>> begin

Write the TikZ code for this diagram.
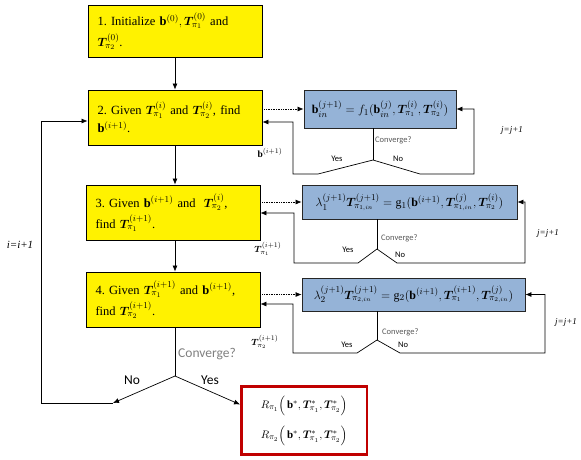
\documentclass[tikz,border=0pt]{standalone}
\usepackage{amsmath,bm}
\usepackage{fontspec}
\setmainfont{Liberation Serif}
\setsansfont{Carlito}
\usetikzlibrary{arrows.meta}
\DeclareMathSizes{12.5}{12.5}{9.2}{7}
\DeclareMathSizes{12}{12}{8.6}{6.5}
\DeclareMathSizes{11}{11}{8}{6}
\definecolor{bluefill}{HTML}{95B3D7}
\definecolor{resred}{HTML}{C00000}
\definecolor{cvgray}{HTML}{7F7F7F}
\definecolor{cvsmall}{HTML}{595959}
\newcommand{\Tb}{\bm{T}}
\frenchspacing
\begin{document}
\begin{tikzpicture}[x=1pt,y=-1pt,
  ybox/.style={draw=black, fill=yellow, line width=0.8pt, text width=155pt, inner xsep=9.5pt,
    minimum height=55pt, align=left, font=\fontsize{12.5}{21}\selectfont},
  bbox/.style={draw=black!85, fill=bluefill, line width=0.8pt, inner sep=0pt, font=\fontsize{12}{14}\selectfont},
  arr/.style={-{Latex[length=6pt,width=5pt]}, line width=0.7pt},
  ln/.style={line width=0.7pt},
  dotarr/.style={arr, densely dotted},
  cvs/.style={font=\sffamily\fontsize{8.5}{10}\selectfont, text=cvsmall, anchor=west, inner sep=0pt},
  yns/.style={font=\sffamily\fontsize{8.5}{10}\selectfont, inner sep=0pt},
  ynm/.style={font=\sffamily\fontsize{13.5}{14}\selectfont, inner sep=0pt},
  jlab/.style={font=\itshape\fontsize{9}{10}\selectfont, inner sep=0pt},
  vlab/.style={font=\fontsize{9.5}{10}\selectfont, inner sep=0pt}]
\useasboundingbox (0,0) rectangle (581,459);

% main yellow boxes
\node[ybox, minimum height=52pt] (s1) at (175,31) {1. Initialize $\mathbf{b}^{(0)},\Tb^{(0)}_{\pi_1}$ and\\ $\Tb^{(0)}_{\pi_2}$.};
\node[ybox, font=\fontsize{12.5}{18}\selectfont] (s2) at (175,117.5) {2. Given $\Tb^{(i)}_{\pi_1}$ and $\Tb^{(i)}_{\pi_2}$, find\\ $\mathbf{b}^{(i+1)}$.};
\node[ybox] (s3) at (173,212.5) {3. Given $\mathbf{b}^{(i+1)}$ and\ \ $\Tb^{(i)}_{\pi_2}$,\\ find $\Tb^{(i+1)}_{\pi_1}$.};
\node[ybox] (s4) at (173,299.5) {4. Given $\Tb^{(i+1)}_{\pi_1}$ and $\mathbf{b}^{(i+1)}$,\\ find $\Tb^{(i+1)}_{\pi_2}$.};

% blue boxes
\node[bbox, minimum width=152pt, minimum height=38pt] (b1) at (380,109)
  {$\mathbf{b}^{(j+1)}_{in} = f_1(\mathbf{b}^{(j)}_{in},\Tb^{(i)}_{\pi_1},\Tb^{(i)}_{\pi_2})$};
\node[bbox, minimum width=215pt, minimum height=34pt] (b2) at (409.5,202)
  {$\lambda_1^{(j+1)}\Tb^{(j+1)}_{\pi_{1,in}} = \mathrm{g}_1(\mathbf{b}^{(i+1)},\Tb^{(j)}_{\pi_{1,in}},\Tb^{(i)}_{\pi_2})$};
\node[bbox, minimum width=223pt, minimum height=33pt] (b3) at (413.5,294.5)
  {$\lambda_2^{(j+1)}\Tb^{(j+1)}_{\pi_{2,in}} = \mathrm{g}_2(\mathbf{b}^{(i+1)},\Tb^{(i+1)}_{\pi_1},\Tb^{(j)}_{\pi_{2,in}})$};

% result box
\node[draw=resred, line width=2.5pt, minimum width=125.5pt, minimum height=68pt, align=center,
  font=\fontsize{11}{30}\selectfont] (res) at (304,420.5)
  {$R_{\pi_1}\Bigl(\,\mathbf{b}^*,\Tb^*_{\pi_1},\Tb^*_{\pi_2}\Bigr)$\\ $R_{\pi_2}\Bigl(\,\mathbf{b}^*,\Tb^*_{\pi_1},\Tb^*_{\pi_2}\Bigr)$};

% main vertical flow
\draw[arr] (s1.south) -- (s2.north);
\draw[arr] (s2.south) -- (s2.south |- s3.north);
\draw[arr] (s3.south -| s2.south) -- (s2.south |- s4.north);

% main convergence
\coordinate (j0) at (175,376);
\coordinate (nl) at (113,403);
\coordinate (ll) at (41,403);
\draw[ln] (s4.south -| j0) -- (j0);
\draw[arr] (j0) -- (nl);
\draw[arr] (j0) -- ([yshift=16pt]res.west);
\draw[arr] (nl) -- (ll) |- ([yshift=-3.5pt]s2.west);

% loop 1
\coordinate (c1) at (373,160);
\draw[dotarr] (b1.west -| s2.east) -- (b1.west);
\draw[ln] (c1 |- b1.south) -- (c1);
\draw[arr] (c1) -- ++(-55,14) -| (293,122) -- ([yshift=-4.5pt]s2.east);
\draw[arr] (c1) -- ++(47,14) -- (474,174) |- (b1.east);

% loop 2
\coordinate (c2) at (377,249);
\draw[dotarr] (b2.west -| s3.east) -- (b2.west);
\draw[ln] (c2 |- b2.south) -- (c2);
\draw[arr] (c2) -- ++(-19,14) -| (294,213) -- ([yshift=-0.5pt]s3.east);
\draw[arr] (c2) -- ++(20,14) -- (525,263) |- (b2.east);

% loop 3
\coordinate (c3) at (377,340);
\draw[dotarr] (b3.west -| s4.east) -- (b3.west);
\draw[ln] (c3 |- b3.south) -- (c3);
\draw[arr] (c3) -- ++(-20,13) -| (293,304) -- ([yshift=-4.5pt]s4.east);
\draw[arr] (c3) -- ++(23,13) -- (545,353) |- (b3.east);

% labels
\node[font=\sffamily\fontsize{13.5}{14}\selectfont, text=cvgray, anchor=west, inner sep=0pt] (cvm) at (178,354) {Converge?};
\node[ynm] (nom) at (132,380) {No};
\node[ynm] (yesm) at (210,380) {Yes};
\node[font=\itshape\fontsize{11}{12}\selectfont, inner sep=0pt] (iloop) at (20,245) {i=i+1};

\node[cvs] (cv1) at (375,140) {Converge?};
\node[yns] (y1) at (337,159) {Yes};
\node[yns] (n1) at (398,159) {No};
\node[jlab] (jl1) at (512,130) {j=j+1};
\node[vlab] (bl) at (270,153) {$\mathbf{b}^{(i+1)}$};

\node[cvs] (cv2) at (381,238) {Converge?};
\node[yns] (y2) at (348,250) {Yes};
\node[yns] (n2) at (400,255) {No};
\node[jlab] (jl2) at (548,233) {j=j+1};
\node[vlab] (t1l) at (268,249) {$\Tb^{(i+1)}_{\pi_1}$};

\node[cvs] (cv3) at (382,332) {Converge?};
\node[yns] (y3) at (347,345) {Yes};
\node[yns] (n3) at (403,345) {No};
\node[jlab] (jl3) at (566,322) {j=j+1};
\node[vlab] (t2l) at (265,342) {$\Tb^{(i+1)}_{\pi_2}$};
\end{tikzpicture}
\end{document}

>> end

Repeat the material above word for word and skip every image in it.

__Correct answer__.
Write the TikZ code for this diagram.
\documentclass[tikz,border=0pt]{standalone}
\usepackage{amsmath,bm}
\usepackage{fontspec}
\setmainfont{Liberation Serif}
\setsansfont{Carlito}
\usetikzlibrary{arrows.meta}
\DeclareMathSizes{12.5}{12.5}{9.2}{7}
\DeclareMathSizes{12}{12}{8.6}{6.5}
\DeclareMathSizes{11}{11}{8}{6}
\definecolor{bluefill}{HTML}{95B3D7}
\definecolor{resred}{HTML}{C00000}
\definecolor{cvgray}{HTML}{7F7F7F}
\definecolor{cvsmall}{HTML}{595959}
\newcommand{\Tb}{\bm{T}}
\frenchspacing
\begin{document}
\begin{tikzpicture}[x=1pt,y=-1pt,
  ybox/.style={draw=black, fill=yellow, line width=0.8pt, text width=155pt, inner xsep=9.5pt,
    minimum height=55pt, align=left, font=\fontsize{12.5}{21}\selectfont},
  bbox/.style={draw=black!85, fill=bluefill, line width=0.8pt, inner sep=0pt, font=\fontsize{12}{14}\selectfont},
  arr/.style={-{Latex[length=6pt,width=5pt]}, line width=0.7pt},
  ln/.style={line width=0.7pt},
  dotarr/.style={arr, densely dotted},
  cvs/.style={font=\sffamily\fontsize{8.5}{10}\selectfont, text=cvsmall, anchor=west, inner sep=0pt},
  yns/.style={font=\sffamily\fontsize{8.5}{10}\selectfont, inner sep=0pt},
  ynm/.style={font=\sffamily\fontsize{13.5}{14}\selectfont, inner sep=0pt},
  jlab/.style={font=\itshape\fontsize{9}{10}\selectfont, inner sep=0pt},
  vlab/.style={font=\fontsize{9.5}{10}\selectfont, inner sep=0pt}]
\useasboundingbox (0,0) rectangle (581,459);

% main yellow boxes
\node[ybox, minimum height=52pt] (s1) at (175,31) {1. Initialize $\mathbf{b}^{(0)},\Tb^{(0)}_{\pi_1}$ and\\ $\Tb^{(0)}_{\pi_2}$.};
\node[ybox, font=\fontsize{12.5}{18}\selectfont] (s2) at (175,117.5) {2. Given $\Tb^{(i)}_{\pi_1}$ and $\Tb^{(i)}_{\pi_2}$, find\\ $\mathbf{b}^{(i+1)}$.};
\node[ybox] (s3) at (173,212.5) {3. Given $\mathbf{b}^{(i+1)}$ and\ \ $\Tb^{(i)}_{\pi_2}$,\\ find $\Tb^{(i+1)}_{\pi_1}$.};
\node[ybox] (s4) at (173,299.5) {4. Given $\Tb^{(i+1)}_{\pi_1}$ and $\mathbf{b}^{(i+1)}$,\\ find $\Tb^{(i+1)}_{\pi_2}$.};

% blue boxes
\node[bbox, minimum width=152pt, minimum height=38pt] (b1) at (380,109)
  {$\mathbf{b}^{(j+1)}_{in} = f_1(\mathbf{b}^{(j)}_{in},\Tb^{(i)}_{\pi_1},\Tb^{(i)}_{\pi_2})$};
\node[bbox, minimum width=215pt, minimum height=34pt] (b2) at (409.5,202)
  {$\lambda_1^{(j+1)}\Tb^{(j+1)}_{\pi_{1,in}} = \mathrm{g}_1(\mathbf{b}^{(i+1)},\Tb^{(j)}_{\pi_{1,in}},\Tb^{(i)}_{\pi_2})$};
\node[bbox, minimum width=223pt, minimum height=33pt] (b3) at (413.5,294.5)
  {$\lambda_2^{(j+1)}\Tb^{(j+1)}_{\pi_{2,in}} = \mathrm{g}_2(\mathbf{b}^{(i+1)},\Tb^{(i+1)}_{\pi_1},\Tb^{(j)}_{\pi_{2,in}})$};

% result box
\node[draw=resred, line width=2.5pt, minimum width=125.5pt, minimum height=68pt, align=center,
  font=\fontsize{11}{30}\selectfont] (res) at (304,420.5)
  {$R_{\pi_1}\Bigl(\,\mathbf{b}^*,\Tb^*_{\pi_1},\Tb^*_{\pi_2}\Bigr)$\\ $R_{\pi_2}\Bigl(\,\mathbf{b}^*,\Tb^*_{\pi_1},\Tb^*_{\pi_2}\Bigr)$};

% main vertical flow
\draw[arr] (s1.south) -- (s2.north);
\draw[arr] (s2.south) -- (s2.south |- s3.north);
\draw[arr] (s3.south -| s2.south) -- (s2.south |- s4.north);

% main convergence
\coordinate (j0) at (175,376);
\coordinate (nl) at (113,403);
\coordinate (ll) at (41,403);
\draw[ln] (s4.south -| j0) -- (j0);
\draw[arr] (j0) -- (nl);
\draw[arr] (j0) -- ([yshift=16pt]res.west);
\draw[arr] (nl) -- (ll) |- ([yshift=-3.5pt]s2.west);

% loop 1
\coordinate (c1) at (373,160);
\draw[dotarr] (b1.west -| s2.east) -- (b1.west);
\draw[ln] (c1 |- b1.south) -- (c1);
\draw[arr] (c1) -- ++(-55,14) -| (293,122) -- ([yshift=-4.5pt]s2.east);
\draw[arr] (c1) -- ++(47,14) -- (474,174) |- (b1.east);

% loop 2
\coordinate (c2) at (377,249);
\draw[dotarr] (b2.west -| s3.east) -- (b2.west);
\draw[ln] (c2 |- b2.south) -- (c2);
\draw[arr] (c2) -- ++(-19,14) -| (294,213) -- ([yshift=-0.5pt]s3.east);
\draw[arr] (c2) -- ++(20,14) -- (525,263) |- (b2.east);

% loop 3
\coordinate (c3) at (377,340);
\draw[dotarr] (b3.west -| s4.east) -- (b3.west);
\draw[ln] (c3 |- b3.south) -- (c3);
\draw[arr] (c3) -- ++(-20,13) -| (293,304) -- ([yshift=-4.5pt]s4.east);
\draw[arr] (c3) -- ++(23,13) -- (545,353) |- (b3.east);

% labels
\node[font=\sffamily\fontsize{13.5}{14}\selectfont, text=cvgray, anchor=west, inner sep=0pt] (cvm) at (178,354) {Converge?};
\node[ynm] (nom) at (132,380) {No};
\node[ynm] (yesm) at (210,380) {Yes};
\node[font=\itshape\fontsize{11}{12}\selectfont, inner sep=0pt] (iloop) at (20,245) {i=i+1};

\node[cvs] (cv1) at (375,140) {Converge?};
\node[yns] (y1) at (337,159) {Yes};
\node[yns] (n1) at (398,159) {No};
\node[jlab] (jl1) at (512,130) {j=j+1};
\node[vlab] (bl) at (270,153) {$\mathbf{b}^{(i+1)}$};

\node[cvs] (cv2) at (381,238) {Converge?};
\node[yns] (y2) at (348,250) {Yes};
\node[yns] (n2) at (400,255) {No};
\node[jlab] (jl2) at (548,233) {j=j+1};
\node[vlab] (t1l) at (268,249) {$\Tb^{(i+1)}_{\pi_1}$};

\node[cvs] (cv3) at (382,332) {Converge?};
\node[yns] (y3) at (347,345) {Yes};
\node[yns] (n3) at (403,345) {No};
\node[jlab] (jl3) at (566,322) {j=j+1};
\node[vlab] (t2l) at (265,342) {$\Tb^{(i+1)}_{\pi_2}$};
\end{tikzpicture}
\end{document}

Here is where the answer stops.